Thursday, 15 November 2012

Dog days

Today our puppy (just turned 1) found a book at the bottom of the stairs and decided it was hers to chew and chomp.

That in itself is not uncommon for a dog her age. I remember that when I was 17 our puppy then chewed the bows off my lovely white shoes (honestly, they were fashionable at the time) I'd paid for them so it was a big issue!!

To date Poppy hasn't chewed much that we couldn't excuse. In fact, she'd only chewed one other book before.

So why is it the only books she chews are my bible study notes?!

Saturday, 10 November 2012


The other day I baked choc chip cookies - anything to take my mind off what I ought to be doing!

The recipe always makes a huge batch, depending slightly on how big I make them. Nevertheless, here are the cookies that went in the tin:

... and here are the cookies that I told my children we had:

Ah! The joys of being a parent!

Wednesday, 7 November 2012

Six days; 10,000 words

Writing Wednesday

I set myself the challenge and, after nearly a week, here I am in NaNoWriMo mode, typing away as often as I can to get the word count up. I must confess that the title reflects where I should be rather than where I am. For those who don't know, this is a writing challenge for the month of November, aiming to complete 50,000 words by the end of the month. The six days bit is right...

So what are the pros and cons (so far) of this adventure?

In its favour, it has certainly instilled a little writing discipline in my life. I sneak off to my desk whenever I can and I endeavour to write rather than watch something rubbish on television. (This is not strictly adhered to, as witnessed by my inertia when MasterChef was on last night.) The daily target - 1,667 words - is beneficial, as it can motivate me to keep going just a little longer. All too often I would have given up and had a cup of tea instead.

The writing itself is not of high quality and jumps about wildly from topic to topic. I've been a little stymied by needing to do some research about the places we visited in order to write. I wonder if writing a novel would be easier than a memoir in this regard: at least then you are making everything up in your head rather than searching for accuracy. Then again, even novels have to be placed accurately or they lose their resonance.

The downside is my fear that I ignore the children too much. That period after school when I should be encouraging them to do their homework or feeding them at least one of their 5-a-day is often squirrelled away by the computer instead. My husband gets an even worse deal: I just abandoned him to looking after them for hours at the weekend and he's lucky if his dinner is more than a sandwich!

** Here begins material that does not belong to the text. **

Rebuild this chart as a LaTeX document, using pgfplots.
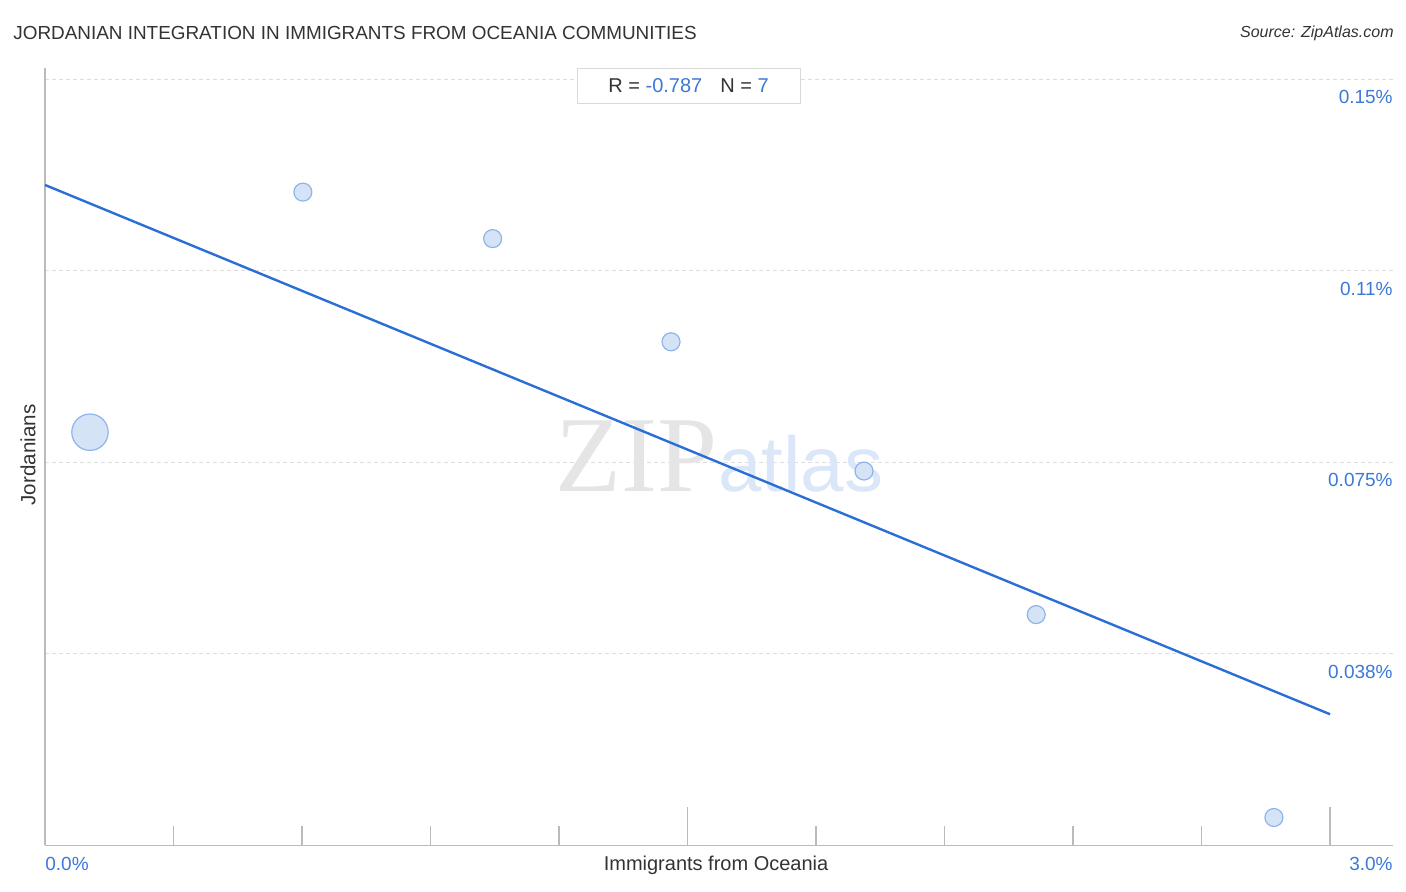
\documentclass[border=0pt]{standalone}
\usepackage{pgfplots}
\pgfplotsset{compat=1.18}
\usepackage{fontspec}
\setmainfont{Liberation Sans}
\newfontfamily\seriffont{Liberation Serif}
\definecolor{titlegray}{HTML}{333333}
\definecolor{tickblue}{HTML}{3C78D8}
\definecolor{lineblue}{HTML}{2B6FD6}
\definecolor{bubblefill}{HTML}{D5E3F7}
\definecolor{bubbleedge}{HTML}{8EB4EA}
\definecolor{gridgray}{HTML}{DDDDDD}
\definecolor{axisgray}{HTML}{BBBBBB}
\pgfplotstableread{
x y
0.105 0.0809
}\bigpts
\pgfplotstableread{
x y
0.602 0.1279
1.045 0.1188
1.4615 0.0986
1.912 0.0733
2.314 0.0452
2.869 0.00548
}\smallpts
\begin{document}
\begin{tikzpicture}
\useasboundingbox (-22.5pt,-23.25pt) rectangle (680.5pt,422.75pt);
\begin{axis}[
  at={(0,0)}, anchor=south west,
  scale only axis, width=674pt, height=388.5pt,
  xmin=0, xmax=3.147, ymin=0, ymax=0.1521,
  axis x line=bottom, axis y line=left,
  axis line style={draw=axisgray, line width=0.6pt, -},
  xtick={0.3,0.6,0.9,1.2,1.8,2.1,2.4,2.7},
  xticklabels={},
  extra x ticks={1.5,3.0},
  extra x tick labels={},
  extra x tick style={major tick length=19pt},
  xtick align=inside,
  major tick length=9.75pt,
  x tick style={draw=axisgray, line width=0.6pt},
  ytick={0.0375,0.075,0.1125,0.15},
  yticklabels={},
  y tick style={draw=none},
  ymajorgrids,
  grid style={dash pattern=on 2pt off 1.5pt, draw=gridgray, line width=0.5pt},
  clip=false,
]
% watermark
\node[anchor=base west, inner sep=0, text=black!10, font=\seriffont\fontsize{54}{54}\selectfont] at (axis cs:1.19,0.0692) {ZIP};
\node[anchor=base west, inner sep=0, text=bubblefill!85, font=\fontsize{39}{39}\selectfont] at (axis cs:1.571,0.0692) {atlas};

\addplot[only marks, mark=*, mark size=9.1pt,
  mark options={draw=bubbleedge, fill=bubblefill, line width=0.6pt}]
  table[x=x, y=y] {\bigpts};
\addplot[only marks, mark=*, mark size=4.5pt,
  mark options={draw=bubbleedge, fill=bubblefill, line width=0.6pt}]
  table[x=x, y=y] {\smallpts};

\addplot[lineblue, line width=1.2pt] coordinates {(0,0.1293) (3.0,0.02569)};

% y tick labels
\foreach \v/\t in {0.15/0.15\%, 0.1125/0.11\%, 0.075/0.075\%, 0.0375/0.038\%}{
  \edef\temp{\noexpand\node[anchor=north east, inner sep=0, yshift=-5.3pt, text=tickblue, font=\noexpand\fontsize{9.5}{11}\noexpand\selectfont] at (axis cs:3.147,\v) {\t};}
  \temp
}
% x tick labels
\node[anchor=north west, inner sep=0, yshift=-5.5pt, text=tickblue, font=\fontsize{9.5}{11}\selectfont] at (rel axis cs:0,0) {0.0\%};
\node[anchor=north east, inner sep=0, yshift=-5.5pt, text=tickblue, font=\fontsize{9.5}{11}\selectfont] at (rel axis cs:1,0) {3.0\%};
% axis labels
\node[anchor=north, inner sep=0, yshift=-5.3pt, text=titlegray, font=\fontsize{10}{12}\selectfont] at (rel axis cs:0.4978,0) {Immigrants from Oceania};
\node[rotate=90, inner sep=0, yshift=8.5pt, text=titlegray, font=\fontsize{10.3}{12}\selectfont] at (rel axis cs:0,0.5026) {Jordanians};
% title and source
\node[anchor=west, inner sep=0, xshift=-16pt, yshift=17.75pt, text=titlegray, font=\fontsize{9.45}{11}\selectfont] at (rel axis cs:0,1) {JORDANIAN INTEGRATION IN IMMIGRANTS FROM OCEANIA COMMUNITIES};
\node[anchor=east, inner sep=0, xshift=0.5pt, yshift=17.75pt, text=titlegray, font=\itshape\fontsize{8}{10}\selectfont] at (rel axis cs:1,1) {Source: ZipAtlas.com};
% R / N box
\node[draw=gray!30, fill=white, line width=0.5pt, minimum width=111.5pt, minimum height=17.5pt, inner sep=0, text=titlegray, font=\fontsize{10}{12}\selectfont] at (rel axis cs:0.4774,0.978) {R = \textcolor{tickblue}{-0.787}\hspace{9pt}N = \textcolor{tickblue}{7}};
\end{axis}
\end{tikzpicture}
\end{document}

From what I read Week 2 is the most difficult: it is the wall you have to go through. I anticipate loss of motivation and then despair and then giving up. But that is partly why I've set myself a lesser target than NaNoWriMo would like: to complete 1000 words per day.

And what have I achieved? As of last night, 9,439 words - about five hundred short of top target, but 50% more than my own. Perhaps it won't be so bad after all.